● Short exercise:
Quote the entries below from the line with "Recreate this image" through the line with "from matplotlib import pyplot as plt", both ends included, and only those lines.

● Supplied material:
--- Begin ---

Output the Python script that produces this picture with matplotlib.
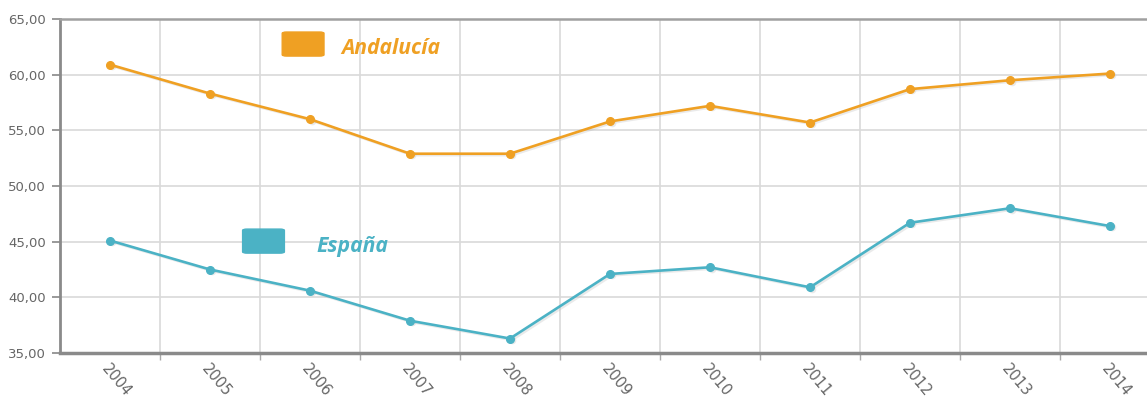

--- End ---
--- Begin ---

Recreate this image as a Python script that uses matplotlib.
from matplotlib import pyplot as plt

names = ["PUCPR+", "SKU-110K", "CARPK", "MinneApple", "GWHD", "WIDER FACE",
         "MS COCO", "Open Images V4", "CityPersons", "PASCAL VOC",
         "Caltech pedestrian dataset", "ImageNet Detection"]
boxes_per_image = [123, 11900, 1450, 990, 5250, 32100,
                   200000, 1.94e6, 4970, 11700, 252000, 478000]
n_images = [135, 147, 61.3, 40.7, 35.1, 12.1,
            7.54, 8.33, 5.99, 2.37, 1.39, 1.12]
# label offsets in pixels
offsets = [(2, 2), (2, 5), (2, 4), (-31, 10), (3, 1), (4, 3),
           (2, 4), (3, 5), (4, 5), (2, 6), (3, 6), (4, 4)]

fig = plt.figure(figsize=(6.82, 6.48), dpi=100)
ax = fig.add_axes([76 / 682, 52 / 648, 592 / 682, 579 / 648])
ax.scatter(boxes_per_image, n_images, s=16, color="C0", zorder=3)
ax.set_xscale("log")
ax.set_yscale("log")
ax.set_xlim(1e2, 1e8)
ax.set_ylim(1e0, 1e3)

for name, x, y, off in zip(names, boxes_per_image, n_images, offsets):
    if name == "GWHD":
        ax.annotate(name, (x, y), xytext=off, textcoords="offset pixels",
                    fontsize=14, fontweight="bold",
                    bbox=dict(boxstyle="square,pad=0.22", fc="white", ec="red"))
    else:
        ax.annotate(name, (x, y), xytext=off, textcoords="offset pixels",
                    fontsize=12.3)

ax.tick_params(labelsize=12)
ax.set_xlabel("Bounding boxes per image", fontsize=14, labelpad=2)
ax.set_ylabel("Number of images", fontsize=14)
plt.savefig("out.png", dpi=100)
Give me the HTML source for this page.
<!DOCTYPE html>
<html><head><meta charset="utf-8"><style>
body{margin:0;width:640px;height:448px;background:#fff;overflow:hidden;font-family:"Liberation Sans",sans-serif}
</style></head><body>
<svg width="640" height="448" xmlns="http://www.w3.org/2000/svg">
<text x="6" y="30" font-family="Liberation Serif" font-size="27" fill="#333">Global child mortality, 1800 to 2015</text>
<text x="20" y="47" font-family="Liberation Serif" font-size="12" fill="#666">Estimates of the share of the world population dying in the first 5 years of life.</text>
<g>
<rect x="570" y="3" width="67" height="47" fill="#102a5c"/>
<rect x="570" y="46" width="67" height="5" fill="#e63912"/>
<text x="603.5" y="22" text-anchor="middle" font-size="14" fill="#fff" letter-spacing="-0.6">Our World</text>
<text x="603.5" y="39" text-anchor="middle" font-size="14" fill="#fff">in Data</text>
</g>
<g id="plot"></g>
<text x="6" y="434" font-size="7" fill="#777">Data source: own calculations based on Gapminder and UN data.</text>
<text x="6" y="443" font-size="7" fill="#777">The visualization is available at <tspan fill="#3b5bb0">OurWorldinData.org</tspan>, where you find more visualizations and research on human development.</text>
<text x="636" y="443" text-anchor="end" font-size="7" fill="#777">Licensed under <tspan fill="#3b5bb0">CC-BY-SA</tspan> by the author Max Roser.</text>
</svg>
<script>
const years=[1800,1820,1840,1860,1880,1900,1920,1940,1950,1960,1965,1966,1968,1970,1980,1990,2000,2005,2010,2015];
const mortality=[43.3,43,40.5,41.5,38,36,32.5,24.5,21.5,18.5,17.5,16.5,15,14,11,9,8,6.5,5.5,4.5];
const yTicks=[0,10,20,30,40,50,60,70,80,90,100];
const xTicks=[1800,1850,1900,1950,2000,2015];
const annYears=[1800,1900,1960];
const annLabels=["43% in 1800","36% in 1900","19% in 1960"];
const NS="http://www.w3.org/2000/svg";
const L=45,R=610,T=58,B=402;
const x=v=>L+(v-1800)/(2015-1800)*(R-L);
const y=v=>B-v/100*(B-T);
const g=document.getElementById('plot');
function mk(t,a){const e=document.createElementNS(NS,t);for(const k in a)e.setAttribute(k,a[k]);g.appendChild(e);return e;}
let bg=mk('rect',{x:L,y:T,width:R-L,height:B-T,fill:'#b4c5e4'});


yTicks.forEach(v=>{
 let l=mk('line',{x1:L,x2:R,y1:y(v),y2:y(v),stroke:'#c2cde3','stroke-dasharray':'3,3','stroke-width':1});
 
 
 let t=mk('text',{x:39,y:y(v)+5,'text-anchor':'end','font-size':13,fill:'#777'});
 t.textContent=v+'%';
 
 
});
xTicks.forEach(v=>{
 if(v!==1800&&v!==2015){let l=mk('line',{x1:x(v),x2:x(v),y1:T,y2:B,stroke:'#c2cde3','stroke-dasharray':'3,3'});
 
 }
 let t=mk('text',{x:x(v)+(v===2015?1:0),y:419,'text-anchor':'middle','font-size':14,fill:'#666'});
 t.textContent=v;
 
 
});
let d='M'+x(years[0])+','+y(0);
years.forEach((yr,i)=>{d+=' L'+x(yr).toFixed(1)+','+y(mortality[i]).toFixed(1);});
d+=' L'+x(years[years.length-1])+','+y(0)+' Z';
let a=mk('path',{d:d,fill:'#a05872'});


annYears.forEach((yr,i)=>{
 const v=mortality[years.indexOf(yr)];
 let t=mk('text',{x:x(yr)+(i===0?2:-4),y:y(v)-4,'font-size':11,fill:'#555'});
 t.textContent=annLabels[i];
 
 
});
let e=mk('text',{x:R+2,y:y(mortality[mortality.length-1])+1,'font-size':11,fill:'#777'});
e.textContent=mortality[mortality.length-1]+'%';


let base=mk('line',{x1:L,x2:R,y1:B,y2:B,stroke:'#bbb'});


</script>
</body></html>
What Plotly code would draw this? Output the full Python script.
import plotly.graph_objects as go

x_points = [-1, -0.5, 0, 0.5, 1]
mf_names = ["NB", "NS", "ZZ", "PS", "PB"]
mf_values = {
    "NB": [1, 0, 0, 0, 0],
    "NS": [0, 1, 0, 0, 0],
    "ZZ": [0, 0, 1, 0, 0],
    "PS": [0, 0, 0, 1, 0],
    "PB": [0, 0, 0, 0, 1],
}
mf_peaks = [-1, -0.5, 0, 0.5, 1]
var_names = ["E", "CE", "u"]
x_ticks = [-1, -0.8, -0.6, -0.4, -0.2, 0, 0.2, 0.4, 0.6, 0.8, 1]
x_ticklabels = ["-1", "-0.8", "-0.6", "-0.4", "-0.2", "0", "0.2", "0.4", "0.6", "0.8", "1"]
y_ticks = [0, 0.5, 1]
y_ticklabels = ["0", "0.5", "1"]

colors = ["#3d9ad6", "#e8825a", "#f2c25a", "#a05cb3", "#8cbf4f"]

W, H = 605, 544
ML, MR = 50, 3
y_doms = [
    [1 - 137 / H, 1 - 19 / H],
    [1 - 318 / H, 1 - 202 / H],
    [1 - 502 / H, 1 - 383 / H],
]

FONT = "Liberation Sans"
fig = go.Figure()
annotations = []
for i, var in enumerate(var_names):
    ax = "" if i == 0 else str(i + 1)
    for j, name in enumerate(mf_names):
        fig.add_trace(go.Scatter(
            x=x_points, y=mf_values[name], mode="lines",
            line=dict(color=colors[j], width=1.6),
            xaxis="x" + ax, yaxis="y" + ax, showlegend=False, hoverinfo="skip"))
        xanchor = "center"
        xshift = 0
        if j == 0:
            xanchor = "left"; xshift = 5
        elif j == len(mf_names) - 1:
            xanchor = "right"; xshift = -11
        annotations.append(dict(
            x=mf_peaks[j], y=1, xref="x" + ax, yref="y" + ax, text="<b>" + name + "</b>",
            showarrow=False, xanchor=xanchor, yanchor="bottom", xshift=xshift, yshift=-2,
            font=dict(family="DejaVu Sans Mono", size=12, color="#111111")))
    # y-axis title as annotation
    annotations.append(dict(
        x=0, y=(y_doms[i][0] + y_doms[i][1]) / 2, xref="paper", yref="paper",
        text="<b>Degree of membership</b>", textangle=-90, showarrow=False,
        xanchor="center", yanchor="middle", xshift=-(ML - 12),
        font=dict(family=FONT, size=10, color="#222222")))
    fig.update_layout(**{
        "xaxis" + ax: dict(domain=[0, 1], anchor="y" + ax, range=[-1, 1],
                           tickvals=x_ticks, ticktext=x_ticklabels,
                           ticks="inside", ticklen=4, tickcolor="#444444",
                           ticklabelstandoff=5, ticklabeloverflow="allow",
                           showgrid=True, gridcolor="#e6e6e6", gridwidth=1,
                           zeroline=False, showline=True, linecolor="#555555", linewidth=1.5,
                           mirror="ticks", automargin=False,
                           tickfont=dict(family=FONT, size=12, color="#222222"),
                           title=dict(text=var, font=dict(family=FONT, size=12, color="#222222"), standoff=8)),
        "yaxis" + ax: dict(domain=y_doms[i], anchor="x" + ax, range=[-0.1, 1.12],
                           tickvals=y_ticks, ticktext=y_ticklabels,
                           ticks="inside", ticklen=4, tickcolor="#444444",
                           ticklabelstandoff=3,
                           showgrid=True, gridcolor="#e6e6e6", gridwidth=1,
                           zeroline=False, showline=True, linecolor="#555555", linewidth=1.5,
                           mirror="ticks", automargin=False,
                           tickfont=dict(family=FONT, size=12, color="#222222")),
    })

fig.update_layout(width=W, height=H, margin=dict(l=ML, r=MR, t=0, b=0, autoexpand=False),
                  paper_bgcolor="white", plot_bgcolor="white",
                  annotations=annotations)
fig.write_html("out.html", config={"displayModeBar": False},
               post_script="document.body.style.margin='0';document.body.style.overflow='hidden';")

--- End ---

● Worked answer:
Recreate this image as a Python script that uses matplotlib.
from matplotlib import pyplot as plt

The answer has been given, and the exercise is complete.